Volodymyr Zelenksyy: ‘Substantial Evidence’ Points To Russia Committing Genocide

Ukrainian President Volodymyr Zelenskyy once again called on global leaders to take punitive action against Russia, saying “substantial evidence” in his country points to Russia committing genocide against his people but “not everyone has got the guts” to stand up and stop the bloodshed.

“It’s clear that is not even a war; it’s a genocide. They just killed people, not soldiers. People. They just shot people in the streets,” he told CNN’s Jake Tapper of the numerous atrocities seen throughout the country since the start of Russia’s invasion, while highlighting the slaughter of people in Bucha, a suburb of Kyiv, in particular.

“These were not soldiers; they were civilians. They bound their hands; they forced children to watch as they raped their mothers; then they threw them in a well or in mass graves. Children, adults, the elderly. And we have substantial evidence that points to this being a genocide, audio and video where they talk about just how much they hate us,” he said in an interview that aired in full Sunday.

Video and satellite images taken in Bucha in recent weeks show bodies lining the streets while Russia’s military was in control of the region, rebutting Russia’s claim that the bodies had been placed there after its military left. Some of the bodies were seen with their hands bound behind their backs and gunshot wounds to the head.

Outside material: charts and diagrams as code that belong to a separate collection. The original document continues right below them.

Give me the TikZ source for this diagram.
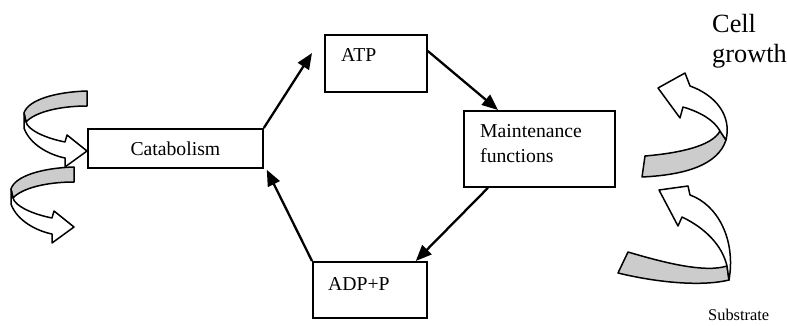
\documentclass[tikz,border=0pt]{standalone}
\usepackage{fontspec}
\setmainfont{Liberation Serif}
\usetikzlibrary{arrows.meta,calc}
\begin{document}
\begin{tikzpicture}[x=1pt,y=-1pt,
  procbox/.style={draw,line width=1.8pt,inner sep=0pt,anchor=north west},
  boxtext/.style={inner sep=0pt,font=\fontsize{19.7}{25}\selectfont},
  flow/.style={line width=2.3pt,-{Triangle[length=16pt,width=13pt]}},
  ribbonline/.style={draw,line width=1.5pt,line join=round},
  backside/.style={ribbonline,fill=black!20},
  frontside/.style={ribbonline,fill=white},
  leftribbon/.pic={
    \path[backside] (0,0) .. controls (-32,1) and (-59,9) .. (-63,22)
      -- (-61,31) .. controls (-52,21) and (-27,15) .. (0,15) -- cycle;
    \path[frontside] (-63,22) -- (-63,37) .. controls (-57,54) and (-37,64) .. (-22,67)
      -- (-22,76) -- (0,60) -- (-20,44) -- (-22,51)
      .. controls (-42,47) and (-59,39) .. (-61,31) -- cycle;
  }]
\useasboundingbox (0,0) rectangle (787,326);

% process boxes
\node[procbox,minimum width=175pt,minimum height=39pt,
      font=\fontsize{19.7}{25}\selectfont] (cat) at (87,128) {Catabolism};
\node[procbox,minimum width=102pt,minimum height=57pt] (atp) at (324,34) {};
\node[boxtext,anchor=base west] (atptext) at (341,62) {ATP};
\node[procbox,minimum width=151pt,minimum height=76pt] (maint) at (463,110) {};
\node[boxtext,anchor=base west,align=left] (mainttext) at (480,163) {Maintenance\\functions};
\node[procbox,minimum width=114pt,minimum height=56pt] (adp) at (312,261) {};
\node[boxtext,anchor=base west] (adptext) at (328,290) {ADP+P};

% energy cycle
\draw[flow] (cat.north east) -- ($(atp.north west)+(-12,19)$);
\draw[flow] ($(atp.north east)+(0,17)$) -- ($(maint.north west)+(35,0)$);
\draw[flow] ($(maint.south west)+(25,0)$) -- ($(adp.north east)+(-12,0)$);
\draw[flow] (adp.north west) -- ($(cat.south east)+(3,1)$);

% curled arrows on the left
\pic at (87,91) {leftribbon};
\pic at (74,167) {leftribbon};

% curled arrows on the right
\path[backside] (645,156) .. controls (680,153) and (712,146) .. (720,131)
  -- (726,140) .. controls (718,165) and (685,175) .. (642,177) -- cycle;
\path[frontside] (726,140) .. controls (732,115) and (715,95) .. (690,86)
  -- (685,73) -- (658,88) -- (680,118) -- (683,107)
  .. controls (700,112) and (714,120) .. (720,131) -- cycle;

\path[backside] (628,252) .. controls (665,263) and (705,273) .. (727,266)
  -- (729,280) .. controls (700,287) and (655,282) .. (618,273) -- cycle;
\path[frontside] (729,280) .. controls (736,240) and (718,205) .. (690,195)
  -- (688,186) -- (659,190) -- (678,226) -- (682,217)
  .. controls (705,228) and (722,245) .. (727,266) -- cycle;

% labels
\node[inner sep=0pt,anchor=base west,align=left,
      font=\fontsize{26.3}{30}\selectfont] (growth) at (712,63) {Cell\\growth};
\node[inner sep=0pt,anchor=base west,
      font=\fontsize{16.4}{20}\selectfont] (substrate) at (708,320) {Substrate};
\end{tikzpicture}
\end{document}
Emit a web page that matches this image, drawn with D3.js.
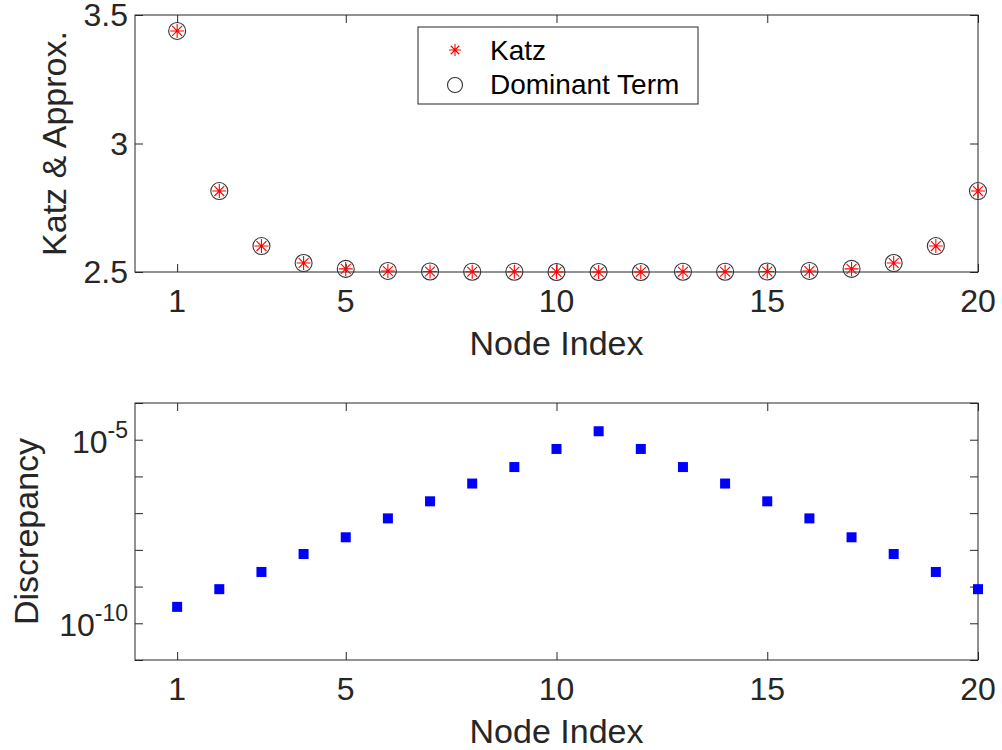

Zelenskyy, a father of two, expressed particular heartbreak over a recent video circulating that shows a mother finding her child’s body down a well in the village of Buzova near Kyiv. He called the video “the most horrifying thing I have seen in my life.”

“I can’t watch it as a father, only because all you want after this is revenge and to kill. I have to watch it as the president of a state where a lot of people have died and lost their loved ones,” he said. “And there are millions of people who want to live. All of us want to fight. But we all have to do our best for this war not to be endless. The longer it is, the more we would lose.”

Nadiya Trubchaninova, 70, cries while holding the coffin of her son Vadym, 48, who was killed by Russian soldiers in Bucha, during his funeral in the cemetery of Mykulychi, on the outskirts of Kyiv on April 16.

Nadiya Trubchaninova, 70, cries while holding the coffin of her son Vadym, 48, who was killed by Russian soldiers in Bucha, during his funeral in the cemetery of Mykulychi, on the outskirts of Kyiv on April 16.
via Associated Press

He further shared his belief that the violence could escalate beyond Ukraine’s borders, stressing that Russia could use chemical or nuclear weapons and the rest of the world should “be ready.”

“For them, life of the people is nothing,” he said.

President Joe Biden on Tuesday also said he believes the killings in Ukraine are genocide but that he will “let the lawyers decide, internationally, whether or not it qualifies.” French President Emmanuel Macron, who has engaged in diplomatic discussions with Russian President Vladimir Putin since the start of the war, has meanwhile stopped short of using such a label, saying an “escalation of words” won’t bring peace.

Zelenskyy said he has addressed Macron directly about that opinion and has invited the French leader, as well as Biden, to visit Ukraine to see the death and destruction firsthand.

Ukrainian Nicolai, 41, says goodbye to his daughter Elina, 4, and his wife, Lolita, on a train bound for Poland fleeing the war at the train station in Lviv, in western Ukraine, on April 15.

Ukrainian Nicolai, 41, says goodbye to his daughter Elina, 4, and his wife, Lolita, on a train bound for Poland fleeing the war at the train station in Lviv, in western Ukraine, on April 15.
via Associated Press

“He’ll come and see, and I am sure he will understand,” Zelenskyy said of Macron.

Genocide is a crime recognized under international law as an act that intends “to destroy, in whole or in part, a national, ethnical, racial or religious group,” according to the Genocide Convention, which was ratified by the U.S. in 1988.

The U.S. has recognized genocide only eight times since the Holocaust, with the government most recently in March accusing Myanmar of committing genocide against its minority Rohingya population. That recognition came nearly five years after the peak of the violence and follows similar recognitions by other countries, including Canada, France and Turkey.